The paper looks at a well-known issue - namely that some parts of the globe are very sparsely observed and this creates uncertainty in the global temperature records.
There are various ways of dealing with this issue.
HadCRUT4 tackles this by using observations alongside estimates of the uncertainty in the global and regional temperature series that arises from incomplete coverage of the planet. These uncertainty estimates sit alongside estimates of other sources of uncertainty arising from factors such as changes in observing methods and urbanisation.
These measures of uncertainty can be useful for researchers since, for example, HadCRUT4 global temperature maps indicate where observations are not available, as well as how certain we are of temperatures where we do have observations.
In the new paper by Kevin Cowton and Robert G Way, two different methods of dealing with incomplete global observation are considered in relation to the data available in HadCRUT4.
Both of these focus on so-called 'extrapolation' - where sparsely observed parts of the planet are 'filled in' by using existing data. The first method does this by using nearby observations; the second method uses satellite measurements of temperatures higher in the atmosphere as a guide to temperatures near the surface.

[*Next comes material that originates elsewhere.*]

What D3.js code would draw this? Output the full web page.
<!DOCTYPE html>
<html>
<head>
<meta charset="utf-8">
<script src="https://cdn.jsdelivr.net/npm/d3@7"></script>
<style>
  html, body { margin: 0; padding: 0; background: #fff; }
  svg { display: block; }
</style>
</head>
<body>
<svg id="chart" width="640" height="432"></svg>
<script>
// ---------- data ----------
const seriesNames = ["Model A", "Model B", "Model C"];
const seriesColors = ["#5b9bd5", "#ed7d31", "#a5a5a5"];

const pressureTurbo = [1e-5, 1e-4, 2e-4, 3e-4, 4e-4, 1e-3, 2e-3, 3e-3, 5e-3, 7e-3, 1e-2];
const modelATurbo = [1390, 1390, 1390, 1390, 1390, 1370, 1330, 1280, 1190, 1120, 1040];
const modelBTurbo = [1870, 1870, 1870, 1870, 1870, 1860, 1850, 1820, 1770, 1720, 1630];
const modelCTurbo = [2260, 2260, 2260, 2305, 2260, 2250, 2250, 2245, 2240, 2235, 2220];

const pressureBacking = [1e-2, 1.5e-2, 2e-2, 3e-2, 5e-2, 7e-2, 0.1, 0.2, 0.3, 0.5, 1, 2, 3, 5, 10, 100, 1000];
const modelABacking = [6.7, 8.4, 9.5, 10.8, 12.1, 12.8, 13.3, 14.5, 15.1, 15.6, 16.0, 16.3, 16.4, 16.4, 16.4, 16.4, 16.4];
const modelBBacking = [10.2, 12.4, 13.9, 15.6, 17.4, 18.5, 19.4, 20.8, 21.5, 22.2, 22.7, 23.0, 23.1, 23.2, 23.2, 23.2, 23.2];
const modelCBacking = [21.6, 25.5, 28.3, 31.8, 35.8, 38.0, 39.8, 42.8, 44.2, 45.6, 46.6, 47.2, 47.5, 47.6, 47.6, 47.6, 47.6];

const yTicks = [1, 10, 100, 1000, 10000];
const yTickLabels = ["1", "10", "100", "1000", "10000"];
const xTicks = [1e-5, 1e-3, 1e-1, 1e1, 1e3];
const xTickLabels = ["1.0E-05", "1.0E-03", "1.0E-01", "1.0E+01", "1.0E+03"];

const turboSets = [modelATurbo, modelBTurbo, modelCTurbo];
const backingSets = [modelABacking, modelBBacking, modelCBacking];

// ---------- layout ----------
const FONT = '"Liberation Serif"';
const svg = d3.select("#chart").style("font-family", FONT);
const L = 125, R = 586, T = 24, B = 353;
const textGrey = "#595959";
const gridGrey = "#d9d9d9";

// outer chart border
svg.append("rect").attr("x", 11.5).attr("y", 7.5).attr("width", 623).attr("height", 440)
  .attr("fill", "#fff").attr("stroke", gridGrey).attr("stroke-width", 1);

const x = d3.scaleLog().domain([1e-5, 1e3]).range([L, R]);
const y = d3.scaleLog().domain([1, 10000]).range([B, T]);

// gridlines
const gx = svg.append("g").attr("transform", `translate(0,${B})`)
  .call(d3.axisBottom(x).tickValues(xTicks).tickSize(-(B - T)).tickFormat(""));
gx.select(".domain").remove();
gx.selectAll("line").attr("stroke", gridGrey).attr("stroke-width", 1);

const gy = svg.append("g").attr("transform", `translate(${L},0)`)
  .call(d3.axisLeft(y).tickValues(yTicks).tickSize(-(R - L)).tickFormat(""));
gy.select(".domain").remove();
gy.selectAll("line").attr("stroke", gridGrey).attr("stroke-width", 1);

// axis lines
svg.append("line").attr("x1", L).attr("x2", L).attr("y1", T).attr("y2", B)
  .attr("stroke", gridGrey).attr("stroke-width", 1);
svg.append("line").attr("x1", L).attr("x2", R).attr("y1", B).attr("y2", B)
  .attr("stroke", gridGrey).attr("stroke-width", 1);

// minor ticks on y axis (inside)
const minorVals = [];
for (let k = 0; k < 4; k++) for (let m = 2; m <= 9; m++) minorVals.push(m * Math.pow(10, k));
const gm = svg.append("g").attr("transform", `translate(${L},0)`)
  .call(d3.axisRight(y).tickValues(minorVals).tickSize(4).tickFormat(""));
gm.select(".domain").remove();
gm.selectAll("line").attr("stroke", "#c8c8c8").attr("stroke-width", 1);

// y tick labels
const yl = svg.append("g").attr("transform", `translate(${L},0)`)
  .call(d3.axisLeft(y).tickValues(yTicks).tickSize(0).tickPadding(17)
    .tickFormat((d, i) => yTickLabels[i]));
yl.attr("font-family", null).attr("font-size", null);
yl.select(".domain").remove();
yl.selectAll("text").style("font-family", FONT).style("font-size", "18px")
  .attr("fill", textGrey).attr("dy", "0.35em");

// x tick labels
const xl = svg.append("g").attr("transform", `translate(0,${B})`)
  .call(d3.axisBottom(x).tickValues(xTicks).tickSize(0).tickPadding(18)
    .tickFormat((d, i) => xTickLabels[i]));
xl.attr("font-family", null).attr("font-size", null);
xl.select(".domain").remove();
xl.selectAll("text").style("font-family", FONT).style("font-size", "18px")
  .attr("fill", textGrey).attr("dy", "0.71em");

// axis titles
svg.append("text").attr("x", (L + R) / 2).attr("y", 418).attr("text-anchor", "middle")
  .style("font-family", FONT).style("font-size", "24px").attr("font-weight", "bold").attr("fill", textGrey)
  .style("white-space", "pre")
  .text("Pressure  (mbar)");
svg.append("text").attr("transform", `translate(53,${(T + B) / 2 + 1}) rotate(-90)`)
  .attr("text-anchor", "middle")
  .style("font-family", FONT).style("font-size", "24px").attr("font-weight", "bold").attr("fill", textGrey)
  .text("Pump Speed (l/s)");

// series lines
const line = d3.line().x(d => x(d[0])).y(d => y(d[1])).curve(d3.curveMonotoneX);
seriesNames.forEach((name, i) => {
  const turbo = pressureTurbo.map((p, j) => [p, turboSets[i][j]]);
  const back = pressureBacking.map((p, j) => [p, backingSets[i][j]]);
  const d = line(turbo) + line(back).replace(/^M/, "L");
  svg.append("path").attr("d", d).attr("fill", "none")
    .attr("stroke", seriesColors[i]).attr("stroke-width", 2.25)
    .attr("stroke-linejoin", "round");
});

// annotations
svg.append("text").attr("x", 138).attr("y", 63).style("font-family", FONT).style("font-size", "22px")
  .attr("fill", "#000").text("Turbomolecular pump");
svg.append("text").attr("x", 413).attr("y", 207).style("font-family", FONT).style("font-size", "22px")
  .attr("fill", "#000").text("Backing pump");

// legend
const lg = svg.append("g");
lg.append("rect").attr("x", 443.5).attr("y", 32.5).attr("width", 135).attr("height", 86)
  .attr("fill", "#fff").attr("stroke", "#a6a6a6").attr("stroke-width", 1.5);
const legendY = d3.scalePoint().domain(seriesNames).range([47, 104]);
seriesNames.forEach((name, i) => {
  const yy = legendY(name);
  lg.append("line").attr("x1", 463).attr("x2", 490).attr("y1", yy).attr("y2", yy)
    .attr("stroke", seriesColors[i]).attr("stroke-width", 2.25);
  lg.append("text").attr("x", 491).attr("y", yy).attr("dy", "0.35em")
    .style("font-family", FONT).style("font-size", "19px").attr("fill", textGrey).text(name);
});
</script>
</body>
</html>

The paper applies these methods to the HadCRUT4 data to provide a new estimate of global-average surface temperature change from 1979 to 2012.

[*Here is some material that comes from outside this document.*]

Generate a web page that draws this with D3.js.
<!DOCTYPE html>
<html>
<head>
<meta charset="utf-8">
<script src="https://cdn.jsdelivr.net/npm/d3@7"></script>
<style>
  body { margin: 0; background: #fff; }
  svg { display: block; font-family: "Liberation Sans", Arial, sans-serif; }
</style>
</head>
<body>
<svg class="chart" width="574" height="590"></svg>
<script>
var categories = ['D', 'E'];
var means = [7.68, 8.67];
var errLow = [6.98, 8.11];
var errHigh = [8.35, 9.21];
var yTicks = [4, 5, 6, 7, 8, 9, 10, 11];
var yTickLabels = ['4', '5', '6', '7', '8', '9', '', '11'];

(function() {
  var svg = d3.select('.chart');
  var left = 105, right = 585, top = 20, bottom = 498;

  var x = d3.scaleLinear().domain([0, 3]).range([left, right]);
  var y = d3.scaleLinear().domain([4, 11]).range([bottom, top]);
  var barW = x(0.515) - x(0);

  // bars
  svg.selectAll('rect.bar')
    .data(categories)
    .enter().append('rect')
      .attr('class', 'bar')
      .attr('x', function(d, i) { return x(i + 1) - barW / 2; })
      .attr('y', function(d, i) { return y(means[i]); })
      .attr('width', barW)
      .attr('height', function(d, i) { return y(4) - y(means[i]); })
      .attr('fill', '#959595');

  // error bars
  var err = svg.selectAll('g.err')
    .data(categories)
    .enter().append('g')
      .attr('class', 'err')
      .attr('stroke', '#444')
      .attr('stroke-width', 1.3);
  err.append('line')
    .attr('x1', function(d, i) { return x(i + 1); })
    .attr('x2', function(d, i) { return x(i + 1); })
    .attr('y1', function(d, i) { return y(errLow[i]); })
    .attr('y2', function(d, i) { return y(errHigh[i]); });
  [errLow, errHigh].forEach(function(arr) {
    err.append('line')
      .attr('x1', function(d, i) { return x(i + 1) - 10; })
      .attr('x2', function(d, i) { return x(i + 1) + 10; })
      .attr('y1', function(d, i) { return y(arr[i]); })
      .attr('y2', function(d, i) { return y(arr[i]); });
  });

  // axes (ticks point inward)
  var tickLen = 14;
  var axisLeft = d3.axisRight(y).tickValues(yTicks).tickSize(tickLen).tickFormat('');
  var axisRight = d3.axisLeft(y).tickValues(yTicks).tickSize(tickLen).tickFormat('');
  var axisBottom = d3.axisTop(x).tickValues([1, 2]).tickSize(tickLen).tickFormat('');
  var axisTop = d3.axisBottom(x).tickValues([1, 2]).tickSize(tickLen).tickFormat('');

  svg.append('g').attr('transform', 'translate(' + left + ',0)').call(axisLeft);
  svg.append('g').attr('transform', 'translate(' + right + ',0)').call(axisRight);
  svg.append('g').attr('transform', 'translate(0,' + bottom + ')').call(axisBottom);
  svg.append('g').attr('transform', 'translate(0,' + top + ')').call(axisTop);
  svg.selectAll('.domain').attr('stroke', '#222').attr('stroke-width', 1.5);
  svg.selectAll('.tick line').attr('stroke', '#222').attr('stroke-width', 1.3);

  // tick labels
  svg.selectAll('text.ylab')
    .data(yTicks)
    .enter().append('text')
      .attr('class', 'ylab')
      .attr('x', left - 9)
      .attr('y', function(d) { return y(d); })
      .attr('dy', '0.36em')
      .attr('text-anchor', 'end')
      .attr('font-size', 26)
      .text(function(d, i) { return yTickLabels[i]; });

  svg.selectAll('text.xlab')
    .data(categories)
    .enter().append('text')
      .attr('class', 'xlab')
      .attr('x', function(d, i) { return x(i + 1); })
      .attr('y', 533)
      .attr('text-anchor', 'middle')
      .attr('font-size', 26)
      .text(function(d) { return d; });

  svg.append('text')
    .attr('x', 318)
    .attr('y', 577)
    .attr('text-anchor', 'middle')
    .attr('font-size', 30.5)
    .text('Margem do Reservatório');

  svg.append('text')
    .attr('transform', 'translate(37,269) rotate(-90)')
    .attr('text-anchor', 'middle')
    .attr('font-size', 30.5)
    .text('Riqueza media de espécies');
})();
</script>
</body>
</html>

The results suggest that, in comparison to HadCRUT4, there were cooler global average temperatures in the late 1990s and warmer global average temperatures in recent years, resulting in an overall larger warming trend globally from the late 1990s to present.

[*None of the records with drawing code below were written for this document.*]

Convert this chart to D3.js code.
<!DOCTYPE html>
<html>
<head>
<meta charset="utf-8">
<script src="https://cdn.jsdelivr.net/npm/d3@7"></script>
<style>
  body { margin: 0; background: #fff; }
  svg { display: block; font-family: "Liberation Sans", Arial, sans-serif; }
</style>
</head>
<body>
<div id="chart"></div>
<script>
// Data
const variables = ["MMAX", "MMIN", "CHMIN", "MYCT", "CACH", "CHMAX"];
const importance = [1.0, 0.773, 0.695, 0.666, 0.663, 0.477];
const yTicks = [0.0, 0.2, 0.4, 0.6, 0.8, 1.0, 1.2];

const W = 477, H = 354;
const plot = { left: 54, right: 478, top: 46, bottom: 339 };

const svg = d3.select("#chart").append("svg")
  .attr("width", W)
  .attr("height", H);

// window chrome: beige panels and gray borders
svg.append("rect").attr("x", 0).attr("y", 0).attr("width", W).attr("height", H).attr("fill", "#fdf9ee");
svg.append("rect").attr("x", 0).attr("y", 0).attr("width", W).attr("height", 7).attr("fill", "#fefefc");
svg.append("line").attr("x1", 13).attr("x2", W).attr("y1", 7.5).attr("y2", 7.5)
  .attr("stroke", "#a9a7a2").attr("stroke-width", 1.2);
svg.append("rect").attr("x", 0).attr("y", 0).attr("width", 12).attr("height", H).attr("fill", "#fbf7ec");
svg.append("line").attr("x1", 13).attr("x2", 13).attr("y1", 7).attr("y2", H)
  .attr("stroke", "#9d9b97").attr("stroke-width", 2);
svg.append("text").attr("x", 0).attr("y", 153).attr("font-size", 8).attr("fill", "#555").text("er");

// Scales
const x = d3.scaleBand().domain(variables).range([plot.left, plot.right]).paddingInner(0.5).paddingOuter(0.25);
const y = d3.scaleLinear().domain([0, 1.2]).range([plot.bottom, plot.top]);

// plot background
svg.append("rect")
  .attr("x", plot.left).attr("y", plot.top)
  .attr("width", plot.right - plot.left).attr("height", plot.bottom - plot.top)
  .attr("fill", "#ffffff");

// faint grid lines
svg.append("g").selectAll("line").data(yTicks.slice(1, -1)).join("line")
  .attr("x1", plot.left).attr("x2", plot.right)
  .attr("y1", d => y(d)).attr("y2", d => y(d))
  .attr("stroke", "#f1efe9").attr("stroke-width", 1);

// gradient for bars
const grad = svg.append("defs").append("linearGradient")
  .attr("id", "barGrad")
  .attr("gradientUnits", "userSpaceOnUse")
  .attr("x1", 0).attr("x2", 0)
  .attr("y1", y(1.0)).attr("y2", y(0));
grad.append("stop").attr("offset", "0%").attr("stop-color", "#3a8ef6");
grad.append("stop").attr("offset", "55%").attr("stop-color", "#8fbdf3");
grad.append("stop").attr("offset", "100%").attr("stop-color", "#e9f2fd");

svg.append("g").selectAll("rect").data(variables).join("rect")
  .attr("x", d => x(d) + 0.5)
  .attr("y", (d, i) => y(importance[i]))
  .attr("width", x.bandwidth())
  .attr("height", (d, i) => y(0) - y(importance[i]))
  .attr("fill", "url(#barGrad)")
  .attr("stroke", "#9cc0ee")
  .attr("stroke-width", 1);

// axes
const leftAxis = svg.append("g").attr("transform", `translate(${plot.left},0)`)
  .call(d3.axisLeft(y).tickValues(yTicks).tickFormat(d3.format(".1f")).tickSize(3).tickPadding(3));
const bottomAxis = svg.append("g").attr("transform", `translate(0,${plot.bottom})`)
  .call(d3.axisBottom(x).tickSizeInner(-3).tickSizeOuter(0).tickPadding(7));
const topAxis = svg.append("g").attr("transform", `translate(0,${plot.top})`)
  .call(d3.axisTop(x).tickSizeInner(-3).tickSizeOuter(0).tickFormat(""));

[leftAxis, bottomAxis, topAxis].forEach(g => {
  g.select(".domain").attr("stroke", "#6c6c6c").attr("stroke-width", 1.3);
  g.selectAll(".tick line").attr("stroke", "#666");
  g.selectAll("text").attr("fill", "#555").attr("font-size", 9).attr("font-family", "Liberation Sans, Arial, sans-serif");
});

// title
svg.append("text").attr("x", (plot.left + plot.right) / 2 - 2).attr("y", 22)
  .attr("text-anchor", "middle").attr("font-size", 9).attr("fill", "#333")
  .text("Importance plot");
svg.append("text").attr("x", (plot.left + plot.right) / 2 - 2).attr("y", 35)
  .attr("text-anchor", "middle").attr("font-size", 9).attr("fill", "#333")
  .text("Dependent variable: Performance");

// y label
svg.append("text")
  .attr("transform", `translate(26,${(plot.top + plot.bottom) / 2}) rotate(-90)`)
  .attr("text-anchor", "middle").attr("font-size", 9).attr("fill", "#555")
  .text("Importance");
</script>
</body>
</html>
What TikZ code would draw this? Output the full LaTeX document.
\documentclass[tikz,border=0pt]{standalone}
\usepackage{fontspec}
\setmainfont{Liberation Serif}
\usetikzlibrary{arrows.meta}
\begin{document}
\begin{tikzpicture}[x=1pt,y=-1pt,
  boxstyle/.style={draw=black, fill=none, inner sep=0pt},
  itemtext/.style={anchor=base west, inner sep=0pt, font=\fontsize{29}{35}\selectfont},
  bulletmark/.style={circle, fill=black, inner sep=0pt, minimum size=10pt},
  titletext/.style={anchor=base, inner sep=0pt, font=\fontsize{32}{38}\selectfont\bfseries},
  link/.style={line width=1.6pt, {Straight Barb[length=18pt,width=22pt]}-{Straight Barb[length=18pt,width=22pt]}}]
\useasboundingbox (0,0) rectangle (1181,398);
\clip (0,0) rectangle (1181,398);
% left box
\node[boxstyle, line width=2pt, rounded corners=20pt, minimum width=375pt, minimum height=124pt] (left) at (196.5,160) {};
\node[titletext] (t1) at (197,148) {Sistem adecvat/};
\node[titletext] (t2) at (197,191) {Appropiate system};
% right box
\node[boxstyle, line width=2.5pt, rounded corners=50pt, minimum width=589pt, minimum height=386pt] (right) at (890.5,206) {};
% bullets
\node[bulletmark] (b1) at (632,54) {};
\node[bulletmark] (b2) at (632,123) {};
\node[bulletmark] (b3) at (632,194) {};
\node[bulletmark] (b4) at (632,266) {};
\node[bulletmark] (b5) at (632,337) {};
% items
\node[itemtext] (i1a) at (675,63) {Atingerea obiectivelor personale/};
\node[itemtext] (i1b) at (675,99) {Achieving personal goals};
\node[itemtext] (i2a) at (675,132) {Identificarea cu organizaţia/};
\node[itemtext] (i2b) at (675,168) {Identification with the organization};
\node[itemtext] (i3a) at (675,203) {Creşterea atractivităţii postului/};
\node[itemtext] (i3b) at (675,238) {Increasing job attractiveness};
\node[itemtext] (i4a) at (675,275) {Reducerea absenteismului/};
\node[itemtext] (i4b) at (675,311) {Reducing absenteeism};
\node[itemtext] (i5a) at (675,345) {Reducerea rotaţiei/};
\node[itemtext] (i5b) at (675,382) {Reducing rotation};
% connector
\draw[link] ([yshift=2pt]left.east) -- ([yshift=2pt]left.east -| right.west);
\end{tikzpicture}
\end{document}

It's suggested that much of this additional global average warming relates to the relatively sparsely observed high latitudes of the Northern Hemisphere which have been warming at a faster rate than other regions.
Comparing the results of the study to trends in HadCRUT4, there is very little impact on the trend from 1979 to 2012.
The new paper suggests that the global average warming trend from 1997 to 2012 could be up to 2.5 times greater than the trend using HadCRUT4 alone. The estimated trends from the paper are also slightly larger than those from other global average temperature datasets that also use extrapolation techniques (such as NASA GISS).
Of course, before drawing any firm conclusions about what this means for recent warming trends, it's important to look at the range of evidence available from other studies - which each have their own methods, assumptions and uncertainties.
The new paper provides additional evidence that, as has long been suspected, the lack of observational coverage of the Arctic region could mean that the relatively rapid warming occurring in most recent decades has not been properly captured by global temperature records, and this may bias global warming rates from the late 1990s to 2012 towards lower values.
However, there is strong evidence that the region of the Earth that is well observed, has been warming less rapidly, and that this is partly related to ocean variability.
Furthermore there has likely been a small cooling effect from decreasing output from the sun as part of the 11-year solar cycle, and from volcanic eruptions, both of which have slightly offset the warming from greenhouse gas emissions in the last few years, even in the global mean.
Similarly, it's important to remember that global mean temperature datasets are just one component of the evidence of a changing climate and it's important to consider all the available information.
Indicators such as continued sea level rise, melting of snow and ice, and warming of the upper oceans have consistently shown that our climate continues to warm.
Last updated: 20 November 2013